Again, Juan Diego followed instructions, and when he went to the bishop and
opened up his cape, the roses tumbled out revealing the image of the lady. That
image of her still exists, on the same cape, hanging in the cathedral built on
that hillside.
Mary appeared to
Juan Diego as a dark-skinned, dark-haired woman, speaking his native language,
Nahuatl. She doesn’t look otherworldly, angelic, but like a real woman, and she
sounds like the kind of mom everybody wants.
We wait at the
shrine, drinking our punch. I wish mine were spiked with tequila, but no such
luck. Norma knows that Antonio and I have broken up, and though she has no
official position, I know she thinks what everyone seems to think — I should
live in the now, enjoy myself.
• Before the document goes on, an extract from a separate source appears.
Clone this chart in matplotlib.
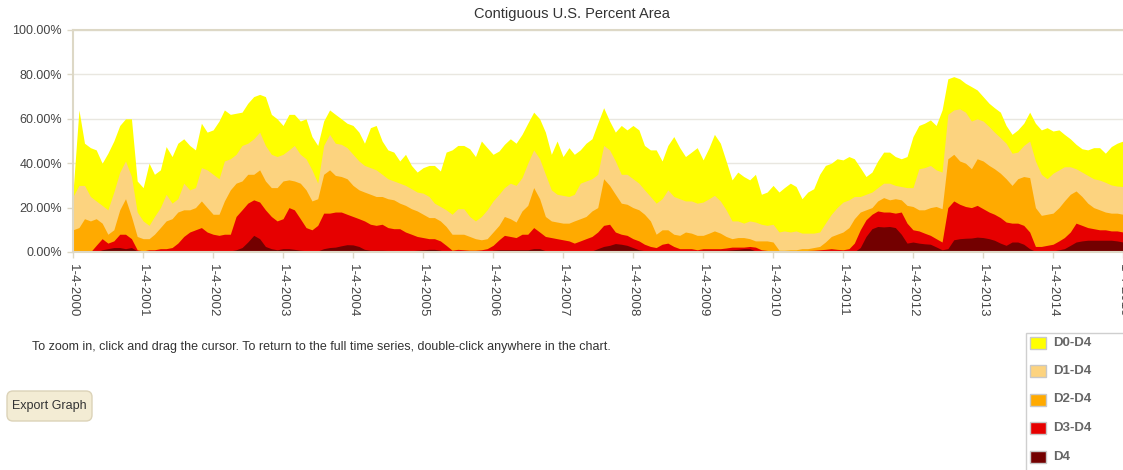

I hear drums in the distance, then a sound like
a parade approaching. The dancers appear.
They are all young
men, dressed as viejitos, old men and
women, their costumes including demonic-looking masks, raggedy clothes, canes.
They do a simple, traditional dance that came from the village in Guerrero from
which their families originated. Percussion fills the air, but the loudest
sound I hear is my heart, as I watch only my love. It’s obvious who he is,
costumed or not. He and my host brother are the tallest pair by far, and he the
most graceful dancer. The rhythm, the dancing, the night — it’s enough for me
to forget all the reasons we shouldn’t be together.
“You’re
staring,” Norma says, nudging me.
I pull
my eyes away, look at her. “I’m watching the dancers.”
“You’re
watching one dancer.”
I sigh,
don’t bother denying it. Help me,
Virgencita.
“It is well, littlest and dearest of my
daughters. Am I not here who is your Mother?”
After
dancing for a while, the viejitos
remove their masks, greeting friends in the crowd. I want to run, I want to
hide, but what is the point? We share all the same friends. I might as well get
used to this.
“Are you not under my shadow and protection?”
Antonio
approaches, extends his hand in the customary greeting, kisses my cheek. I
think I might crack in half from the pain. I see the same hurt on his face,
which is no consolation. Why did we break up again?
“I’m glad you
came.” He says it so quietly, with such sincerity. It is an arrow in my heart.
I can’t look at him, only nod.
“Hey, cabrĂ³n!” one of his buddies shows up
with a flask of tequila — thank God — and offers it to us, pouring it into
small paper cups. The women pass out tamales and more punch, but after a
precious few minutes it is time for the dancers to process on to the next
shrine.
He turns to look at
me. “Will you come with us?” he asks.
“How
long will you dance?”
“All
night.”
And then I see it —
why we have broken up. Because as much as I love being here for this moment,
this is only a moment to me. I am dropping in, passing through, and he is
upholding a tradition passed from one generation to the next.
“Yes,
I’ll be here,” I say. For now. I don’t have to add this part. He knows it. He
kisses my cheek, lingering for only a moment longer than he should. I inhale
his scent, like spring rain, reach up a hand to touch his face, but stop short.
He
returns to the dancers, I return to Norma, hollow as the drums that surround
us.
“Here I will see their tears; I will console
them and they will be at peace.”
I am not
yet at peace, but following the dancers that night processing from shrine to
shrine, I begin to believe in La Virgen.
I lose a boyfriend, but I gain a Mother.